INSTRUCTION
Repeat every line of the data exactly, but not the pictures.

==========

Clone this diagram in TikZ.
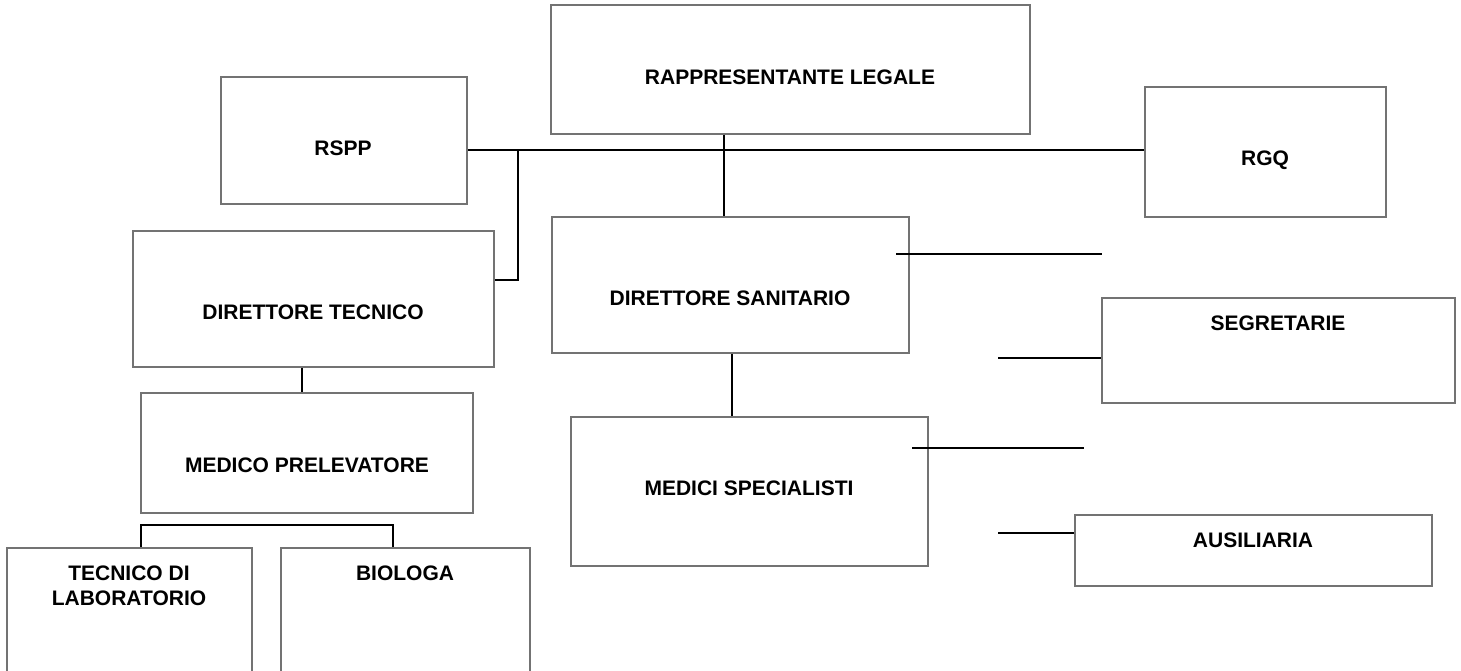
\documentclass[tikz,border=0pt]{standalone}
\usepackage{fontspec}
\setmainfont{Liberation Sans}
\begin{document}
\begin{tikzpicture}[x=1pt,y=-1pt,
  box/.style={draw=black!55, line width=1.6pt, inner sep=0pt, fill=none},
  lbl/.style={font=\fontsize{21}{25}\selectfont\bfseries, align=center, inner sep=0pt},
  conn/.style={draw=black, line width=2.2pt}]
\useasboundingbox (0,0) rectangle (1461,670);
\fill[white] (0,0) rectangle (1461,670);

% boxes
\node[box, minimum width=479pt, minimum height=129pt] (rl)   at (790.5,69.5) {};
\node[box, minimum width=246pt, minimum height=127pt] (rspp) at (344,140.5) {};
\node[box, minimum width=241pt, minimum height=130pt] (rgq)  at (1265.5,152) {};
\node[box, minimum width=361pt, minimum height=136pt] (dt)   at (313.5,299) {};
\node[box, minimum width=357pt, minimum height=136pt] (ds)   at (730.5,285) {};
\node[box, minimum width=353pt, minimum height=105pt] (seg)  at (1278.5,350.5) {};
\node[box, minimum width=332pt, minimum height=120pt] (mp)   at (307,453) {};
\node[box, minimum width=357pt, minimum height=149pt] (ms)   at (749.5,491.5) {};
\node[box, minimum width=357pt, minimum height=71pt]  (aus)  at (1253.5,550.5) {};
\node[box, minimum width=245pt, minimum height=132pt] (tl)   at (129.5,614) {};
\node[box, minimum width=249pt, minimum height=132pt] (bio)  at (405.5,614) {};

% labels
\node[lbl] (rlt)   at (790,77)  {RAPPRESENTANTE LEGALE};
\node[lbl] (rsppt) at (343,148) {RSPP};
\node[lbl] (rgqt)  at (1265,160) {RGQ};
\node[lbl] (dtt)   at (313,312) {DIRETTORE TECNICO};
\node[lbl] (dst)   at (730,298) {DIRETTORE SANITARIO};
\node[lbl] (segt)  at (1278,323) {SEGRETARIE};
\node[lbl] (mpt)   at (307,465) {MEDICO PRELEVATORE};
\node[lbl] (mst)   at (749,488) {MEDICI SPECIALISTI};
\node[lbl] (aust)  at (1253,540) {AUSILIARIA};
\node[lbl] (tlt)   at (129,585.5) {TECNICO DI\\LABORATORIO};
\node[lbl] (biot)  at (405,573) {BIOLOGA};

% helper coordinates
\coordinate (hl) at (0,150);
\coordinate (v1) at (724,0);
\coordinate (j1) at (518,150);
\coordinate (k)  at (518,280);
\coordinate (v2) at (302,0);
\coordinate (v3) at (732,0);
\coordinate (bl) at (141,525);
\coordinate (br) at (393,525);
\coordinate (a1) at (896,254);
\coordinate (a2) at (1102,254);
\coordinate (b1) at (998,358);
\coordinate (c1) at (912,448);
\coordinate (c2) at (1084,448);
\coordinate (d1) at (998,533);

% connectors
\draw[conn] (rspp.east |- hl) -- (rgq.west |- hl);
\draw[conn] (rl.south -| v1) -- (ds.north -| v1);
\draw[conn] (j1) -- (k) -- (k -| dt.east);
\draw[conn] (dt.south -| v2) -- (mp.north -| v2);
\draw[conn] (ds.south -| v3) -- (ms.north -| v3);
\draw[conn] (tl.north -| bl) -- (bl) -- (br) -- (bio.north -| br);
\draw[conn] (a1) -- (a2);
\draw[conn] (b1) -- (seg.west |- b1);
\draw[conn] (c1) -- (c2);
\draw[conn] (d1) -- (aus.west |- d1);
\end{tikzpicture}
\end{document}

==========

SOLVED PROBLEM
Clone this diagram in TikZ.
\documentclass[tikz,border=0pt]{standalone}
\usepackage{fontspec}
\setmainfont{Liberation Sans}
\begin{document}
\begin{tikzpicture}[x=1pt,y=-1pt,
  box/.style={draw=black!55, line width=1.6pt, inner sep=0pt, fill=none},
  lbl/.style={font=\fontsize{21}{25}\selectfont\bfseries, align=center, inner sep=0pt},
  conn/.style={draw=black, line width=2.2pt}]
\useasboundingbox (0,0) rectangle (1461,670);
\fill[white] (0,0) rectangle (1461,670);

% boxes
\node[box, minimum width=479pt, minimum height=129pt] (rl)   at (790.5,69.5) {};
\node[box, minimum width=246pt, minimum height=127pt] (rspp) at (344,140.5) {};
\node[box, minimum width=241pt, minimum height=130pt] (rgq)  at (1265.5,152) {};
\node[box, minimum width=361pt, minimum height=136pt] (dt)   at (313.5,299) {};
\node[box, minimum width=357pt, minimum height=136pt] (ds)   at (730.5,285) {};
\node[box, minimum width=353pt, minimum height=105pt] (seg)  at (1278.5,350.5) {};
\node[box, minimum width=332pt, minimum height=120pt] (mp)   at (307,453) {};
\node[box, minimum width=357pt, minimum height=149pt] (ms)   at (749.5,491.5) {};
\node[box, minimum width=357pt, minimum height=71pt]  (aus)  at (1253.5,550.5) {};
\node[box, minimum width=245pt, minimum height=132pt] (tl)   at (129.5,614) {};
\node[box, minimum width=249pt, minimum height=132pt] (bio)  at (405.5,614) {};

% labels
\node[lbl] (rlt)   at (790,77)  {RAPPRESENTANTE LEGALE};
\node[lbl] (rsppt) at (343,148) {RSPP};
\node[lbl] (rgqt)  at (1265,160) {RGQ};
\node[lbl] (dtt)   at (313,312) {DIRETTORE TECNICO};
\node[lbl] (dst)   at (730,298) {DIRETTORE SANITARIO};
\node[lbl] (segt)  at (1278,323) {SEGRETARIE};
\node[lbl] (mpt)   at (307,465) {MEDICO PRELEVATORE};
\node[lbl] (mst)   at (749,488) {MEDICI SPECIALISTI};
\node[lbl] (aust)  at (1253,540) {AUSILIARIA};
\node[lbl] (tlt)   at (129,585.5) {TECNICO DI\\LABORATORIO};
\node[lbl] (biot)  at (405,573) {BIOLOGA};

% helper coordinates
\coordinate (hl) at (0,150);
\coordinate (v1) at (724,0);
\coordinate (j1) at (518,150);
\coordinate (k)  at (518,280);
\coordinate (v2) at (302,0);
\coordinate (v3) at (732,0);
\coordinate (bl) at (141,525);
\coordinate (br) at (393,525);
\coordinate (a1) at (896,254);
\coordinate (a2) at (1102,254);
\coordinate (b1) at (998,358);
\coordinate (c1) at (912,448);
\coordinate (c2) at (1084,448);
\coordinate (d1) at (998,533);

% connectors
\draw[conn] (rspp.east |- hl) -- (rgq.west |- hl);
\draw[conn] (rl.south -| v1) -- (ds.north -| v1);
\draw[conn] (j1) -- (k) -- (k -| dt.east);
\draw[conn] (dt.south -| v2) -- (mp.north -| v2);
\draw[conn] (ds.south -| v3) -- (ms.north -| v3);
\draw[conn] (tl.north -| bl) -- (bl) -- (br) -- (bio.north -| br);
\draw[conn] (a1) -- (a2);
\draw[conn] (b1) -- (seg.west |- b1);
\draw[conn] (c1) -- (c2);
\draw[conn] (d1) -- (aus.west |- d1);
\end{tikzpicture}
\end{document}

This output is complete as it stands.